Other auteurs do more to push the walls of their repertoire, and know when to leave fingerprints instead of ligature marks. Tarantino may have a certain milieu, but his exploitation film astral plain is littered with tonal shifts and creative dark matter. Speaking of, can you imagine when Tarantino does his b-movie sci-fi epic? I'd wager it's his first flop, but still...holy crackers. In space, no one can hear you chew scenery. Even Woody Allen has made films that are specifically not Woody Allen films. Match Point, a prime example, is the film I believe set the table for his current glory run. The Coen Brothers have even found ways to step outside their voice and make films still uniquely Coen. No Country for Old Men was finally just un-Coeny enough to win Oscars. PT Anderson may be the most sterling, recent example. He abandoned his signature LA born melodramas and built a quiet, vicious character piece in its place. Through this self imposed creative adversity, PT Anderson came out of the forge with the exceptional There Will be Blood--a film this dick with a blog thinks will echo in the annals of essential American cinema.

I wanted to like Moonrise Kingdom, I wanted to like it so hard. I went to my favorite theater, filled my belly with beers, felt my heart begin to open like the delicate fingers of a morning glory, and then the third act shattered to pieces. It was rushed, and a few critical moments were uncharacteristically ugly. The conflict resolution didn't stick to my bones, and all I could think about as I left the theatre was Wes Anderson. Kara Hayward and Jared Gilman are sublime as Sam and Suzy. New Penzance percolates with whimsy. The score captures the quirk and wonder of Anderson's fairy tale universe. And all the other same laudatory quotes heaped on Anderson for the last sixteen years. His films have become interchangeable, and as he is a rare kind of cinematic genius, that seems worse than making a bad film.

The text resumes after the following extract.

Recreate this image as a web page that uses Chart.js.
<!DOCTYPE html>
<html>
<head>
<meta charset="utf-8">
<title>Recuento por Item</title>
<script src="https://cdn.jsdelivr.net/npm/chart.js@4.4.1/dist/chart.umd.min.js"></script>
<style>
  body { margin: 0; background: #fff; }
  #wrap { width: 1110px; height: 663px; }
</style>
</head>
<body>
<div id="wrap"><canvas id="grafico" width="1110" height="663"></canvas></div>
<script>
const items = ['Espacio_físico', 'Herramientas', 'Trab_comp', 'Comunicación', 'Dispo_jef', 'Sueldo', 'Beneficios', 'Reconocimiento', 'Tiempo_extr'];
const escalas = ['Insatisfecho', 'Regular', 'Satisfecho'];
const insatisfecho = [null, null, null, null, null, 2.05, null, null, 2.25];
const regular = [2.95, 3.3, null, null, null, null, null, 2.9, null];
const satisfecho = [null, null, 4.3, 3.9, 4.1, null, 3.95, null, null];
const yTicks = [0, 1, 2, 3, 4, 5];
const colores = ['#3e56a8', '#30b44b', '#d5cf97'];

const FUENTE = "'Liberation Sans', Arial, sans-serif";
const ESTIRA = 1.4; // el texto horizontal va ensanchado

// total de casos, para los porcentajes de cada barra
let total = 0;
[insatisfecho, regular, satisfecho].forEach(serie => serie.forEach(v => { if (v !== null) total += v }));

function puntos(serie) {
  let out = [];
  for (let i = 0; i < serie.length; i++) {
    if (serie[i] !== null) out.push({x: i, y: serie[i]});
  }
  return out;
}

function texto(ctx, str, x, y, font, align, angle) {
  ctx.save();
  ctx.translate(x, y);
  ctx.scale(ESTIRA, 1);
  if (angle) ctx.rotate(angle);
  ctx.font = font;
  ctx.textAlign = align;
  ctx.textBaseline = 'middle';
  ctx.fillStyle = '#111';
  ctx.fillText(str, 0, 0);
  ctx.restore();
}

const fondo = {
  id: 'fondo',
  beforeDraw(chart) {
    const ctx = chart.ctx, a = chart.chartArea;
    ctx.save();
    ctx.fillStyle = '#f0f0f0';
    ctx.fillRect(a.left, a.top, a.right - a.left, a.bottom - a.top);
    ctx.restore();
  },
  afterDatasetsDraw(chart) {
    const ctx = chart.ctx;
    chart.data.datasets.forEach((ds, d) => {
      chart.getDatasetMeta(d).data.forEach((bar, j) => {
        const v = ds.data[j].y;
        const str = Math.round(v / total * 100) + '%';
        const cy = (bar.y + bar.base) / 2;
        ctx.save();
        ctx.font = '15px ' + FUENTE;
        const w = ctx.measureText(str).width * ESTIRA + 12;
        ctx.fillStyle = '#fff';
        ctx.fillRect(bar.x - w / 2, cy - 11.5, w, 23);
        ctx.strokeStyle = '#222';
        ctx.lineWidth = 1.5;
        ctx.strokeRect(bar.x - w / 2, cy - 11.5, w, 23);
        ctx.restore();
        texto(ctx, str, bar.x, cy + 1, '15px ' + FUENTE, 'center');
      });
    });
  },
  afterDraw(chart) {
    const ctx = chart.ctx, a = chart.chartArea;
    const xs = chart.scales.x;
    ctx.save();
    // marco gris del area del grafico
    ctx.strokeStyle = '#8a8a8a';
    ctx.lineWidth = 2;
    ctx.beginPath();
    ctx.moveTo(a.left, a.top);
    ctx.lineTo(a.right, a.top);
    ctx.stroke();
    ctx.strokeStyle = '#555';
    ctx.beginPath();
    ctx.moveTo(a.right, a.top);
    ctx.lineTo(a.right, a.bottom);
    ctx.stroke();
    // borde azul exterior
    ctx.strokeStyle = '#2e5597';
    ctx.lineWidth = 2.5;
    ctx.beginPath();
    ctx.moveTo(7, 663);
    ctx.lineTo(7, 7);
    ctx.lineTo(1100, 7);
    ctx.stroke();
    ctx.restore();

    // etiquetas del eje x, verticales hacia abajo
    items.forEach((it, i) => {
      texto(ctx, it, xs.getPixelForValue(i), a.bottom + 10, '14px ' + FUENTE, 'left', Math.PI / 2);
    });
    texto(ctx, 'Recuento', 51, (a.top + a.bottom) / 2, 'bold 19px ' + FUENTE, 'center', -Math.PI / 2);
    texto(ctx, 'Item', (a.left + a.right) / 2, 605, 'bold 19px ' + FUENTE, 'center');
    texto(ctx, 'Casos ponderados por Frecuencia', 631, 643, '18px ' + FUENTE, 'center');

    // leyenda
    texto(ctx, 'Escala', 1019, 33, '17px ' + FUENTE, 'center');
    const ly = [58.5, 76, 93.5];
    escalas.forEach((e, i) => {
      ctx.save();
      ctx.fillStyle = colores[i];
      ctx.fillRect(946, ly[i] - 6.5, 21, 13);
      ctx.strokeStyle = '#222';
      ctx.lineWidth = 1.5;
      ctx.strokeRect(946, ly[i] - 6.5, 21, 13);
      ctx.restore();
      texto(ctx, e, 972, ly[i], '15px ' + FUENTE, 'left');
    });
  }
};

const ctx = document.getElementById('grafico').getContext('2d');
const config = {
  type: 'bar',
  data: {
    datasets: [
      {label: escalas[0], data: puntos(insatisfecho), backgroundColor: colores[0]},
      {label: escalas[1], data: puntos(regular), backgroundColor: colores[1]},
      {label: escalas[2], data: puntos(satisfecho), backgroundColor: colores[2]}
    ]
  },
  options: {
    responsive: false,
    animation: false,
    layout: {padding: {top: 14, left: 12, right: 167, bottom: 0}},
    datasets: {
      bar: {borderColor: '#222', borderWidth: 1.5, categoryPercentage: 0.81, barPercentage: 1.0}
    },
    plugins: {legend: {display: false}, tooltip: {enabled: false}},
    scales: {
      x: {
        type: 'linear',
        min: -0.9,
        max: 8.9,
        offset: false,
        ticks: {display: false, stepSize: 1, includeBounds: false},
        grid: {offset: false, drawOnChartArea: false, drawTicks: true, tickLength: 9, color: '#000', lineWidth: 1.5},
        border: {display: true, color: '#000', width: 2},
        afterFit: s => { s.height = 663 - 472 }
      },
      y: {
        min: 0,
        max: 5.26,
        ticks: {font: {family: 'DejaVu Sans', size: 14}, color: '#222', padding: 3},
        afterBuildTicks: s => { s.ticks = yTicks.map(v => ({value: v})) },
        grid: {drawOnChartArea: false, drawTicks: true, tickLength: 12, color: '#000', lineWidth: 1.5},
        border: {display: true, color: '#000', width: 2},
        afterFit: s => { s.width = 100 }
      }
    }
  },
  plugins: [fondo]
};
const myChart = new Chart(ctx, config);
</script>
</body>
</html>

I'm not calling for an end to Andersonianism, or implying he's obligated to create in any voice but his own, but I love when an artist takes an irrational risk. Anderson has built a mountain of creative capital, and he is in a unique position to splurge it on anything he dares to dream. Sometimes it works, other times it doesn't, but the outcome is irrelevant unless an artist chooses to carry the weight of this ambitious task. To revisit David the Android's maxim, "In order to create, one must destroy," perhaps 'destroy' is the wrong way to look at it. I've heard a number of theories as to why the Engineers would undo such an impressive, if flawed creation. One notion in particular landed with some resonance, and it is something I hope a creator as skilled as Anderson would consider: this wasn't an attempt to destroy the creation, but to provoke its next step in evolution.